Mittwoch, 2. September 2015

Billigfleisch hat seinen Preis

Gastartikel von Mag. Gisela Aichholzer, Teil 1
Wie viel Leiden akzeptieren wir für unser Essen?
Man kann eine Kultur daran messen,  wie sie die Tiere behandelt.
Mahatma Gandhi

Wenn es ums Essen geht, werden die Diskussionen schnell emotional. Gegner und Befürworter des Fleischessens geraten sich schnell in die Haare.  Das Recht auf Essen von Fleisch  wird aggressiv verteidigt, die Realität der industriellen Fleischerzeugung  dabei gänzlich verleugnet.

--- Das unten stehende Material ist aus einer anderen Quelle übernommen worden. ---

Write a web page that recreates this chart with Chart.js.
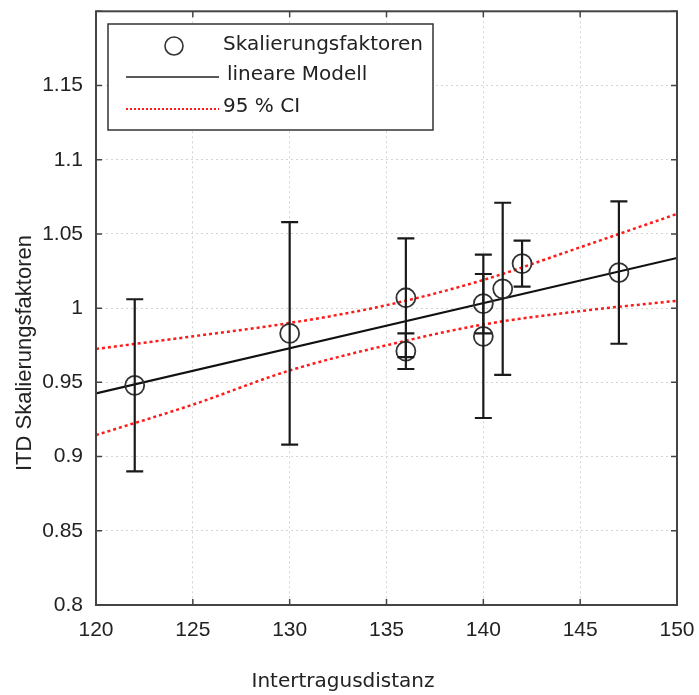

Der durchschnittliche  Fleischkonsum jährlich liegt in Österreich bei 86 Kilo pro Kopf, davon 55 kg Schweinefleisch. 5,5 Millionen Schweine werden
dafür  jährlich geschlachtet. Er hat sich in den letzten  vier Jahrzehnten verdreifacht. Nach Expertenmeinung  konsumieren  wir um zwei Drittel  zu viel Fleisch als für unsere Umwelt verträglich wäre. 99 Prozent der Tiere für die Fleischproduktion leben in der industrialisierten  Massentierhaltung1). Diese  ist alles andere als artgerecht, im Vordergrund stehen rein wirtschaftliche Interessen.

Werbeidylle und Wirklichkeit der Massentierhaltung
Die Werbeidylle  -  mit Bildern von am Bauernhof frei herumlaufenden Tieren  -  und die Realität der Tierhaltung  sind wie Tag und Nacht:2) Die Tiere kommen nie ins Freie, sind in kleinstem Raum ohne Einstreu festgehalten, vor allem die Vollspaltenböden in der Schweine- und Rindermast, die Kastenstände für Zuchtsauen (sie werden erst 2033 verboten sein) und die hohe Belagsdichte bei Masthühnern werden von Tierschützern kritisiert. Dazu kommen Eingriffe wie das Zähne-, Schwanz- und Schnabelkupieren sowie das Kastrieren von Ferkeln, die oft durch Laien ohne Betäubung durchgeführt werden. Von all dem erfahren wir im Supermarkt, wo das Fleisch als Packerlfleisch angeboten wird, nichts. Im Gegenteil: Die Verkaufsform fördert die Verdrängung, das Fleisch wird nicht mehr mit dem Tier assoziiert.
Wie die Tiere wirklich leben, zeigen beispielhaft die Tierrechtsfilme vom Verein gegen Tierfabriken  (www.vgt.at).  Hier finden sich zahlreiche Kurzfilme zu „Gänsestopfen", Gänserupfen", „Hühnermast", „Legebatterien", „Putenmast", „Ferkelverstümmelung", „Das Brüllen der Rinder" oder „Stop the bullship": Die halbaufgeschnittene Tiere am  Hacken, denen die Vorhufe abgeschnitten werden, bäumen sich noch einige Male auf.3)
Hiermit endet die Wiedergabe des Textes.